In practice, the United States is actually letting in far fewer refugees than even the record-low cap suggests. This fiscal year, the country is on track to let in about 22,000 refugees—less than half the amount permitted under the cap and less than a quarter of the number of refugees allowed into the country in 2016. There is no guarantee that the United States will let in 30,000 refugees next year, either. In 2016, the Obama administration let in all but 6 of the 85,000 refugees allowed that year. 

Reuters reported last week on the wide range of activity the Trump administration has taken to slow down refugee admissions:

The administration has instituted opaque and complicated new security vetting procedures that have bogged down admissions and eliminated many candidates for resettlement who would previously have been accepted, many of the officials said. It has extended the strictest kind of vetting to women as well as men from 11 countries, mostly in the Middle East and Africa. And it has reduced by nearly two-thirds the number of officials conducting refugee interviews, reassigning about 100 of 155 interviewers to handle asylum screenings for people already in the country, including those who crossed the border illegally.
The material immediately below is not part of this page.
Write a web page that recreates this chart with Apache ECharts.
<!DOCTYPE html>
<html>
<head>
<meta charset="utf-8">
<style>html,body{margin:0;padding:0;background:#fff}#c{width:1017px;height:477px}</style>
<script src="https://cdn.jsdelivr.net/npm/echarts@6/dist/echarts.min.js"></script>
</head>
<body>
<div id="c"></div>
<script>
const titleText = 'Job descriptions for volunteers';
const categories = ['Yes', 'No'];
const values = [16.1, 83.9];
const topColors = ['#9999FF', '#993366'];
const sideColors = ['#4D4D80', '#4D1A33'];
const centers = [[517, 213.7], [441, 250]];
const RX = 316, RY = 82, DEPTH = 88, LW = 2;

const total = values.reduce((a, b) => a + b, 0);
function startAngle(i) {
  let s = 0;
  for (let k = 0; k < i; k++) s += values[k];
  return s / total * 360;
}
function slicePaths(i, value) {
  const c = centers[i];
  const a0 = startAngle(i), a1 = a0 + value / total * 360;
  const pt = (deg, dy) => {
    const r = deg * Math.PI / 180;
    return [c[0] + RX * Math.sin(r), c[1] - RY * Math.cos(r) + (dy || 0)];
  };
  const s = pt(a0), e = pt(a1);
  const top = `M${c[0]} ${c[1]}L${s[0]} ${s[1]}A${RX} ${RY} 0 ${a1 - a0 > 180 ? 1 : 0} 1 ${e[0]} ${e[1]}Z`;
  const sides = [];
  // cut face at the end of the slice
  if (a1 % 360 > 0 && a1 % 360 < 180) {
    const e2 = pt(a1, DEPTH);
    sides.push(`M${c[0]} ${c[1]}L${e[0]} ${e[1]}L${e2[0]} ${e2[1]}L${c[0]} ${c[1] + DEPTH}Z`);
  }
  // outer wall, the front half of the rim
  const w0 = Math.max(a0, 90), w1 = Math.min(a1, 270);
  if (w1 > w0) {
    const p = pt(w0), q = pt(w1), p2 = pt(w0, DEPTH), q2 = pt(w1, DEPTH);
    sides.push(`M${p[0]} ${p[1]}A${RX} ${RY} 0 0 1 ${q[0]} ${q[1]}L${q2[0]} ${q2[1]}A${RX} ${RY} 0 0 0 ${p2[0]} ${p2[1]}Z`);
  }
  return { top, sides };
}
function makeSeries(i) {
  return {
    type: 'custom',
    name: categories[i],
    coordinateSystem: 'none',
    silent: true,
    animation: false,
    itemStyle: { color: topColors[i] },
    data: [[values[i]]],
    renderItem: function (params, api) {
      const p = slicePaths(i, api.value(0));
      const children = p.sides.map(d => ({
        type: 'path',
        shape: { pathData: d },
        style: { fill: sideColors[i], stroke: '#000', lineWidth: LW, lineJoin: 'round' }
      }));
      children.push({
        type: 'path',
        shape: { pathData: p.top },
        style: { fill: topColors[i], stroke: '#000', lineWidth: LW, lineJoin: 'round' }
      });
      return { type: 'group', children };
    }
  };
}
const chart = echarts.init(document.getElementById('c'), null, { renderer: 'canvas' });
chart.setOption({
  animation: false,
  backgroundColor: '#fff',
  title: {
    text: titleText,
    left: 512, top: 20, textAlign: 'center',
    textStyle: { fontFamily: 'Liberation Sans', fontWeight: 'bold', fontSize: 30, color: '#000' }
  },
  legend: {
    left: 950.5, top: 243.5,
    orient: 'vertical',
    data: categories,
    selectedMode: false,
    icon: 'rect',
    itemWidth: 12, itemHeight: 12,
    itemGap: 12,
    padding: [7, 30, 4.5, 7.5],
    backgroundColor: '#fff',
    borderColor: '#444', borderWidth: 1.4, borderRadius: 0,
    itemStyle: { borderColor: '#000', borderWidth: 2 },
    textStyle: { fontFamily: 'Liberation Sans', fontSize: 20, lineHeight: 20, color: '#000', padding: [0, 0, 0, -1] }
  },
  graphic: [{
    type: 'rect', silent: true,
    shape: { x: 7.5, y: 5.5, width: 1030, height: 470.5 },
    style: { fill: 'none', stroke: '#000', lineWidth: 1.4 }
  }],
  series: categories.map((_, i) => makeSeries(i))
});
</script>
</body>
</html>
In addition to far lower admissions overall, the type of refugee admitted has changed under Trump, a Reuters analysis of government data shows. The percentage who are Muslim is now a third what it was two years ago; the percentage who are Europeans has tripled.
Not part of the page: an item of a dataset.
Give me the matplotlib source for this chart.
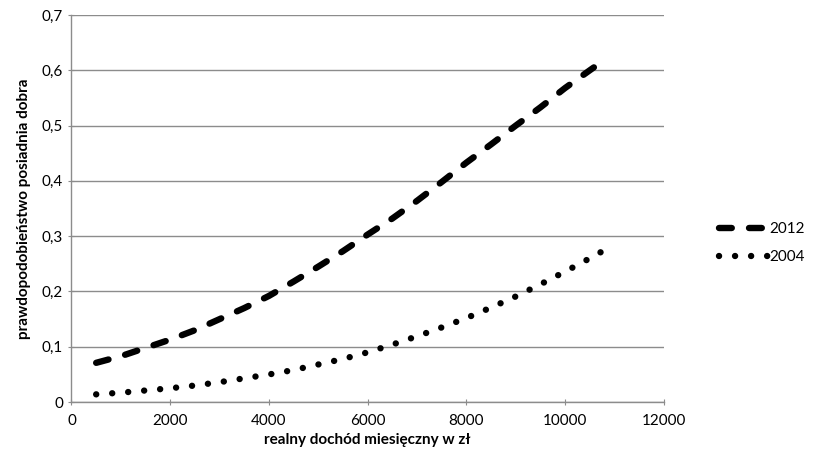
import matplotlib.pyplot as plt
from matplotlib.ticker import FuncFormatter

plt.rcParams['font.family'] = ['Lato', 'DejaVu Sans']

# income levels (zl)
income = [500, 1000, 1500, 2000, 2500, 3000, 3500, 4000, 4500, 5000, 5500,
          6000, 6500, 7000, 7500, 8000, 8500, 9000, 9500, 10000, 10500, 10800]

prob_2012 = [0.071, 0.083, 0.098, 0.113, 0.130, 0.150, 0.170, 0.192, 0.218,
             0.245, 0.273, 0.303, 0.332, 0.364, 0.398, 0.433, 0.466, 0.500,
             0.533, 0.568, 0.600, 0.619]

prob_2004 = [0.014, 0.017, 0.021, 0.025, 0.030, 0.036, 0.043, 0.050, 0.058,
             0.068, 0.078, 0.090, 0.104, 0.119, 0.135, 0.152, 0.171, 0.191,
             0.213, 0.236, 0.260, 0.275]

fig = plt.figure(figsize=(8.16, 4.67), dpi=100)
ax = fig.add_axes([0.0876, 0.139, 0.726, 0.829])

l1, = ax.plot(income, prob_2012, color='black', lw=4.6, label='2012',
              dash_capstyle='round', solid_capstyle='round')
l1.set_dashes((2.0, 2.7))
l2, = ax.plot(income, prob_2004, color='black', lw=4.6, label='2004',
              dash_capstyle='round')
l2.set_dashes((0.01, 2.5))

ax.set_xlim(0, 12000)
ax.set_ylim(0, 0.7)
ax.set_xticks(range(0, 12001, 2000))
ax.set_yticks([i / 10 for i in range(8)])
ax.yaxis.set_major_formatter(FuncFormatter(
    lambda v, p: '0' if v == 0 else ('%.1f' % v).replace('.', ',')))

ax.grid(axis='y', color='#8c8c8c', lw=1)
ax.set_axisbelow(True)
for s in ['top', 'right']:
    ax.spines[s].set_visible(False)
for s in ['left', 'bottom']:
    ax.spines[s].set_color('#8c8c8c')
    ax.spines[s].set_linewidth(1)
ax.tick_params(axis='both', colors='#8c8c8c', labelcolor='black',
               labelsize=11, length=5, direction='inout')
ax.tick_params(axis='x', pad=6)

ax.set_xlabel('realny dochód miesięczny w zł', fontsize=11, fontweight='bold',
              labelpad=4)
ax.set_ylabel('prawdopodobieństwo posiadnia dobra', fontsize=11,
              fontweight='bold', labelpad=8)

ax.legend(loc='center left', bbox_to_anchor=(1.07, 0.41), frameon=False,
          fontsize=11, handlelength=3.2, handletextpad=0.1, labelspacing=0.9)

fig.savefig('out.png', dpi=100)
The shift has led to striking imbalances. Refugees admitted to the United States from the small European country of Moldova, for example, now outnumber those from Syria by three to one, although the number of Syrian refugees worldwide outnumbers the total population of Moldova.

The limit set this year is the lowest level since the modern refugee program began in 1980. Pompeo tried to downplay the size of the cut during an announcement at the State Department on Monday by calling attention to protections provided to asylum-seekers, who, unlike refugees, request protection once they’re already in the United States. “We proposed resettling up to 30,000 refugees under the new refugee ceiling as well as processing more than 280,000 asylum seekers,” he said.

“These expansive figures continue the United States’ long-standing record as the most generous nation in the world when it comes to protection-based immigration and assistance,” he said, according to Reuters.

Again, the reality is far different—the Trump administration has also, of course, been cracking down on asylum-seekers. This spring and summer, the government separated more than 2,500 families—many of them asylum-seekers—by prosecuting parents for crossing the border without authorization. And in June, Attorney General Jeff Sessions all but eliminated gang and domestic violence as grounds for asylum.